GE closing incandescents plant
By Allison Bennett
Bloomberg News Service
General Electric Co., founded by inventor Thomas Edison, plans to close its last U.S. factory that makes common household incandescent light bulbs as demand rises for more energy-efficient lighting.
GE intends to close the bulb-assembly factory that employs 203 people in Winchester, Va., by July 2010, as well as a related glass factory with 125 employees in Lexington, K., the company said in a statement. A 109-worker plant in Niles, Ohio, that makes glass for spotlights also is slated to close.
The Winchester factory is GE's last in the U.S. to make common household bulbs, GE spokeswoman Deborah Wexler said in an interview. Workers will have 60 days to try to come up with cost savings that may save the plants.
Fairfield, Connecticut-based GE will keep making common bulbs outside the U.S., she said.
"The market for incandescent light bulbs has declined by 50 percent in the past five years," Wexler said. "Consumers have moved toward energy efficient light bulbs, and with governments around the world setting lighting efficiency standards, these will be legislated out of existence."
GE was formed in 1892 through the merger of the Edison Electric Co. and the Thomson Houston Co.

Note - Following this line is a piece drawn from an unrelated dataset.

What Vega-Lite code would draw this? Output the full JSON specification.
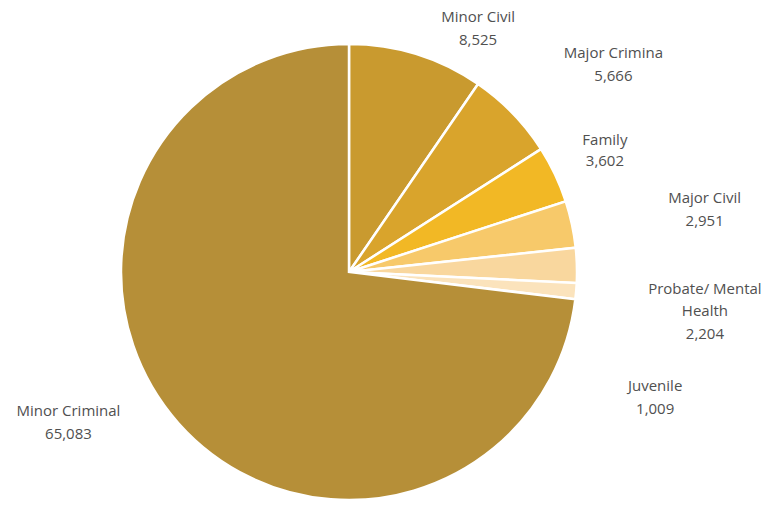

Edison had invented the first commercially practical incandescent lamp in 1879, according to a timeline on GE's Web site.
The company will still make specialty incandescents such as halogens in Warren, Ohio, and parts at other Ohio and Pennsylvania sites, spokeswoman Janice Fraser wrote in an e-mail.
The Mahoning glass plant in Niles is only running part-time because of declining demand, Fraser said. If it were to close, a facility in Somerset, Kentucky, that also is running part-time would begin full-time production again.
Most of the employees at the three plants will be eligible for a GE retirement package, the company said.